His eyes appear glassy now, and I know he is on the verge of
tears. His face blurs and I’m on the same edge with him.

"We loved each other," I tell him. "I
remember."

"We did." He brushes a tear from under his eyes.
"We were crazy about each other, but then we started to grow up, and in
turn grew apart. You eventually came back to yourself; to the Melissa I knew
and loved before Ethan. You started to push back against your mom, and you
started to resent me. This past year, we've fought more days than we've been
happy I think."

I don't bother to brush away the tears, and instead let them roll
onto my shirt and soak the collar. I can picture the past year now. It’s all
hitting me at once, and just like that I realize that I have almost the full
extent of my memories back. Some things are still fuzzy but who doesn't
experience that in a normal day? It’s a struggle to remember twenty-five very
full years. 

I gasp and clutch my chest, and Jason moves off the chair and
falls to his knees in front of me. He takes my hands in his.

"I'm so sorry, Mel. I'm sorry I couldn't be what you needed.
We went to counseling for months. We tried, we really did."

We’re both crying now and I wrap my arms around his neck, pulling
him close. I've been searching for closure since coming back from Hampton
Harbor, but I didn't expect to find it this way.

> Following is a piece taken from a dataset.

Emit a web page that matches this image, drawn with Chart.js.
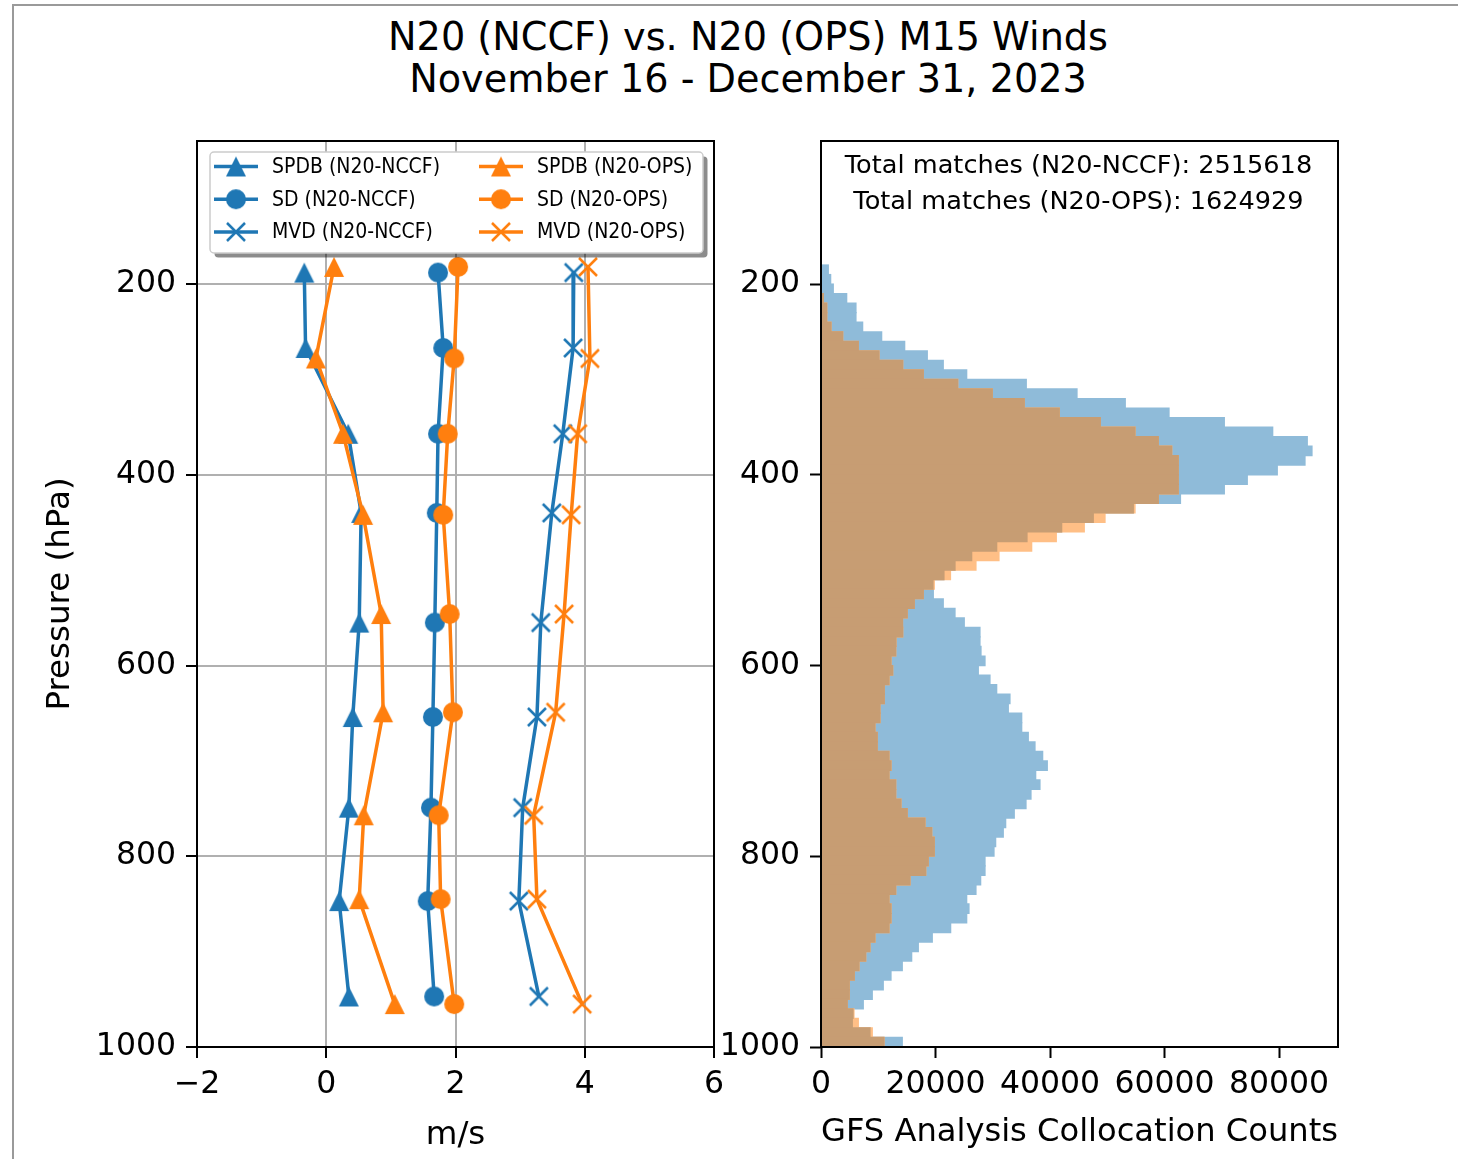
<!DOCTYPE html>
<html>
<head>
<meta charset="utf-8">
<title>N20 (NCCF) vs. N20 (OPS) M15 Winds</title>
<script src="https://cdn.jsdelivr.net/npm/chart.js@4.4.1/dist/chart.umd.min.js"></script>
<style>
  html, body { margin: 0; padding: 0; background: #fff; }
  body { width: 1458px; height: 1159px; position: relative; overflow: hidden; font-family: "DejaVu Sans", sans-serif; }
  #frame { position: absolute; left: 12px; top: 4px; width: 1460px; height: 1170px; border-top: 2px solid #9a9a9a; border-left: 2px solid #9a9a9a; }
  #title { position: absolute; left: 0; top: 16px; width: 1496px; text-align: center; font-size: 38.2px; line-height: 42px; color: #000; }
  #profileChart { position: absolute; left: 0; top: 0; }
  #countChart { position: absolute; left: 700px; top: 0; }
</style>
</head>
<body>
<div id="frame"></div>
<div id="title">N20 (NCCF) vs. N20 (OPS) M15 Winds<br>November 16 - December 31, 2023</div>
<canvas id="profileChart" width="760" height="1159"></canvas>
<canvas id="countChart" width="758" height="1159"></canvas>
<script>
// Pressure levels (hPa) of the profile points
const levelsNCCF = [188, 267, 357, 440, 555, 654, 749, 847, 947];
const levelsOPS = [182, 278, 357, 442, 546, 649, 757, 845, 955];

// Speed bias, standard deviation and mean vector difference (m/s)
const spdbNCCF = [-0.34, -0.32, 0.34, 0.54, 0.51, 0.41, 0.35, 0.20, 0.35];
const sdNCCF = [1.73, 1.81, 1.73, 1.71, 1.68, 1.65, 1.62, 1.57, 1.67];
const mvdNCCF = [3.83, 3.82, 3.66, 3.49, 3.32, 3.26, 3.04, 2.98, 3.29];
const spdbOPS = [0.12, -0.16, 0.26, 0.57, 0.85, 0.88, 0.58, 0.51, 1.06];
const sdOPS = [2.04, 1.98, 1.88, 1.81, 1.91, 1.96, 1.74, 1.77, 1.98];
const mvdOPS = [4.05, 4.08, 3.89, 3.79, 3.68, 3.55, 3.21, 3.26, 3.96];

// Histogram bins (10 hPa wide, centres) and collocation counts
const binCenters = [185, 195, 205, 215, 225, 235, 245, 255, 265, 275, 285, 295,
  305, 315, 325, 335, 345, 355, 365, 375, 385, 395,
  405, 415, 425, 435, 445, 455, 465, 475, 485, 495,
  505, 515, 525, 535, 545, 555, 565, 575, 585, 595,
  605, 615, 625, 635, 645, 655, 665, 675, 685, 695,
  705, 715, 725, 735, 745, 755, 765, 775, 785, 795,
  805, 815, 825, 835, 845, 855, 865, 875, 885, 895,
  905, 915, 925, 935, 945, 955, 965, 975, 985, 995];
const countsNCCF = [1280, 1690, 2150, 4490, 6110, 6110, 7280, 10600, 14620, 18570, 21360, 25450,
  35860, 44720, 53150, 60790, 70450, 78900, 84940, 85760, 84540, 79700,
  74460, 70450, 62790, 54550, 47560, 42040, 35980, 30690, 26320, 23410,
  21480, 19560, 19620, 21360, 23410, 25030, 27770, 27770, 27950, 28650,
  27480, 29520, 30690, 33010, 32720, 35060, 35060, 36210, 37380, 38720,
  39530, 37500, 38250, 36680, 35810, 33760, 32260, 31840, 30510, 30220,
  28650, 28650, 27890, 27070, 25450, 25850, 25450, 22650, 19440, 17000,
  15840, 14200, 12230, 10880, 8960, 7390, 5590, 5470, 8560, 14200];
const countsOPS = [0, 0, 0, 400, 1000, 1000, 1750, 3790, 6520, 10130, 14270, 17870,
  23880, 29920, 35510, 41620, 48790, 54850, 58920, 61260, 62410, 62410,
  62410, 62410, 58920, 54850, 49610, 45990, 41100, 36800, 31090, 27070,
  22620, 19790, 17870, 16300, 15070, 14240, 14270, 13100, 13050, 12230,
  12520, 11880, 11060, 11060, 10310, 10310, 9430, 9830, 9830, 11880,
  12230, 11880, 13050, 13050, 13970, 15070, 18170, 19340, 19790, 19790,
  18740, 18290, 15550, 13050, 11880, 12230, 12230, 11880, 9430, 8560,
  7810, 6640, 5820, 4940, 4940, 4590, 5760, 6520, 8960, 11000];
const totalMatches = [2515618, 1624929];

// Tick labels
const pressureTicks = [200, 400, 600, 800, 1000];
const speedTicks = [-2, 0, 2, 4, 6];
const countTicks = [0, 20000, 40000, 60000, 80000];

const BLUE = '#1f77b4';
const ORANGE = '#ff7f0e';
const FONT = 'DejaVu Sans';

Chart.defaults.font.family = FONT;
Chart.defaults.color = '#000';

// matplotlib style marker images
function makeMarker(shape, color) {
  const c = document.createElement('canvas');
  c.width = 22; c.height = 22;
  const g = c.getContext('2d');
  g.fillStyle = color;
  g.strokeStyle = color;
  if (shape === 'triangle') {
    g.beginPath(); g.moveTo(11, 1); g.lineTo(21, 21); g.lineTo(1, 21); g.closePath(); g.fill();
  } else if (shape === 'circle') {
    g.beginPath(); g.arc(11, 11, 10, 0, Math.PI * 2); g.fill();
  } else {
    g.lineWidth = 2.5;
    g.beginPath(); g.moveTo(2, 2); g.lineTo(20, 20); g.moveTo(20, 2); g.lineTo(2, 20); g.stroke();
  }
  return c;
}

function toPoints(values, levels) {
  return values.map((v, i) => ({ x: v, y: levels[i] }));
}

function lineSet(label, values, levels, color, shape, order) {
  return {
    label: label,
    data: toPoints(values, levels),
    borderColor: color,
    backgroundColor: color,
    borderWidth: 3.5,
    pointStyle: makeMarker(shape, color),
    pointRadius: 10,
    pointHoverRadius: 10,
    order: order
  };
}

const tickFont = { family: FONT, size: 31.5 };
const labelFont = { family: FONT, size: 32.5 };
const plainNumber = v => (v < 0 ? '\u2212' + Math.abs(v) : String(v));

// frame + boxed two-column legend inside the plot
const profileDecor = {
  id: 'profileDecor',
  afterDatasetsDraw(chart) {
    const ctx = chart.ctx;
    const a = chart.chartArea;
    ctx.save();
    ctx.strokeStyle = '#000';
    ctx.lineWidth = 2;
    ctx.strokeRect(a.left, a.top, a.right - a.left, a.bottom - a.top);

    const bx = a.left + 13, by = a.top + 11, bw = 493, bh = 101;
    ctx.fillStyle = 'rgba(0,0,0,0.45)';
    ctx.beginPath(); ctx.roundRect(bx + 4.5, by + 4.5, bw, bh, 4); ctx.fill();
    ctx.fillStyle = '#fff';
    ctx.beginPath(); ctx.roundRect(bx, by, bw, bh, 4); ctx.fill();
    ctx.strokeStyle = '#cccccc';
    ctx.lineWidth = 1.5;
    ctx.stroke();

    ctx.font = '21px "DejaVu Sans Condensed", "DejaVu Sans"';
    ctx.textBaseline = 'middle';
    ctx.textAlign = 'left';
    chart.data.datasets.forEach((ds, i) => {
      const col = Math.floor(i / 3), row = i % 3;
      const x0 = bx + (col === 0 ? 4 : 269);
      const cy = by + 14.5 + row * 32.7;
      ctx.strokeStyle = ds.borderColor;
      ctx.lineWidth = 3.5;
      ctx.beginPath(); ctx.moveTo(x0, cy); ctx.lineTo(x0 + 44, cy); ctx.stroke();
      ctx.drawImage(ds.pointStyle, x0 + 22 - 11, cy - 11);
      ctx.fillStyle = '#000';
      ctx.fillText(ds.label, x0 + 58, cy + 1);
    });
    ctx.restore();
  }
};

const profileChart = new Chart(document.getElementById('profileChart').getContext('2d'), {
  type: 'line',
  data: {
    datasets: [
      lineSet('SPDB (N20-NCCF)', spdbNCCF, levelsNCCF, BLUE, 'triangle', 1),
      lineSet('SD (N20-NCCF)', sdNCCF, levelsNCCF, BLUE, 'circle', 1),
      lineSet('MVD (N20-NCCF)', mvdNCCF, levelsNCCF, BLUE, 'x', 1),
      lineSet('SPDB (N20-OPS)', spdbOPS, levelsOPS, ORANGE, 'triangle', 0),
      lineSet('SD (N20-OPS)', sdOPS, levelsOPS, ORANGE, 'circle', 0),
      lineSet('MVD (N20-OPS)', mvdOPS, levelsOPS, ORANGE, 'x', 0)
    ]
  },
  options: {
    responsive: false,
    animation: false,
    indexAxis: 'y',
    layout: { padding: { left: 0, top: 141, right: 46, bottom: 0 } },
    plugins: { legend: { display: false }, tooltip: { enabled: false } },
    scales: {
      x: {
        type: 'linear',
        min: -2,
        max: 6,
        afterBuildTicks: s => { s.ticks = speedTicks.map(v => ({ value: v })); },
        afterFit: s => { s.height = 112; },
        ticks: { font: tickFont, padding: 8, maxRotation: 0, callback: plainNumber },
        grid: { color: '#b0b0b0', lineWidth: 2, tickLength: 11, tickColor: '#000', tickWidth: 2 },
        border: { display: false },
        title: { display: true, text: 'm/s', font: labelFont, padding: { top: 0, bottom: 4 } }
      },
      y: {
        type: 'linear',
        reverse: true,
        min: 50,
        max: 1000,
        afterBuildTicks: s => { s.ticks = pressureTicks.map(v => ({ value: v })); },
        afterFit: s => { s.width = 197; },
        ticks: { font: tickFont, padding: 10, callback: plainNumber },
        grid: { color: '#b0b0b0', lineWidth: 2, tickLength: 11, tickColor: '#000', tickWidth: 2 },
        border: { display: false },
        title: { display: true, text: 'Pressure (hPa)', font: labelFont, padding: { top: 41, bottom: 0 } }
      }
    }
  },
  plugins: [profileDecor]
});

// histogram: overlap of the two alpha-0.5 layers is drawn as its own colour
const overlapCounts = countsNCCF.map((v, i) => Math.min(v, countsOPS[i]));

function barSet(values, color, order) {
  return {
    data: values.map((v, i) => ({ x: v, y: binCenters[i] })),
    backgroundColor: color,
    borderWidth: 0,
    barPercentage: 1,
    categoryPercentage: 1,
    inflateAmount: 0.6,
    grouped: false,
    order: order
  };
}

const countDecor = {
  id: 'countDecor',
  afterDatasetsDraw(chart) {
    const ctx = chart.ctx;
    const a = chart.chartArea;
    ctx.save();
    ctx.strokeStyle = '#000';
    ctx.lineWidth = 2;
    ctx.strokeRect(a.left, a.top, a.right - a.left, a.bottom - a.top);
    ctx.font = '25.6px "DejaVu Sans"';
    ctx.fillStyle = '#000';
    ctx.textAlign = 'center';
    ctx.textBaseline = 'middle';
    const cx = (a.left + a.right) / 2 - 1;
    ctx.fillText('Total matches (N20-NCCF): ' + totalMatches[0], cx, a.top + 25);
    ctx.fillText('Total matches (N20-OPS): ' + totalMatches[1], cx, a.top + 61);
    ctx.restore();
  }
};

const countChart = new Chart(document.getElementById('countChart').getContext('2d'), {
  type: 'bar',
  data: {
    datasets: [
      barSet(countsNCCF, '#8fbbd9', 2),
      barSet(countsOPS, '#ffbf86', 1),
      barSet(overlapCounts, '#c79d73', 0)
    ]
  },
  options: {
    responsive: false,
    animation: false,
    indexAxis: 'y',
    layout: { padding: { left: 0, top: 141, right: 120, bottom: 0 } },
    plugins: { legend: { display: false }, tooltip: { enabled: false } },
    scales: {
      x: {
        type: 'linear',
        min: 0,
        max: 90300,
        afterBuildTicks: s => { s.ticks = countTicks.map(v => ({ value: v })); },
        afterFit: s => { s.height = 112; },
        ticks: { font: tickFont, padding: 8, maxRotation: 0, callback: plainNumber },
        grid: { drawOnChartArea: false, tickLength: 11, tickColor: '#000', tickWidth: 2 },
        border: { display: false },
        title: { display: true, text: 'GFS Analysis Collocation Counts', font: labelFont, padding: { top: 0, bottom: 7 } }
      },
      y: {
        type: 'linear',
        reverse: true,
        min: 50,
        max: 1000,
        offset: false,
        afterBuildTicks: s => { s.ticks = pressureTicks.map(v => ({ value: v })); },
        afterFit: s => { s.width = 121; },
        ticks: { font: tickFont, padding: 10, callback: plainNumber },
        grid: { offset: false, drawOnChartArea: false, tickLength: 11, tickColor: '#000', tickWidth: 2 },
        border: { display: false }
      }
    }
  },
  plugins: [countDecor]
});
</script>
</body>
</html>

After a few minutes, Jason pulls back and wipes his cheeks. It is
hard to see him cry, and I know it’s only happened a handful of times since
we’ve known each other. 

"I originally thought we could try to work things out again.
You were remembering all of the good pieces of our relationship, and it was
making me remember them as well. I didn't feel as bitter anymore, or as angry
or sad. Then I started to realize that you would never truly be mine again.
Even when you’re remembering, your heart is elsewhere. Even your broken mind
knows that you don’t want to be here."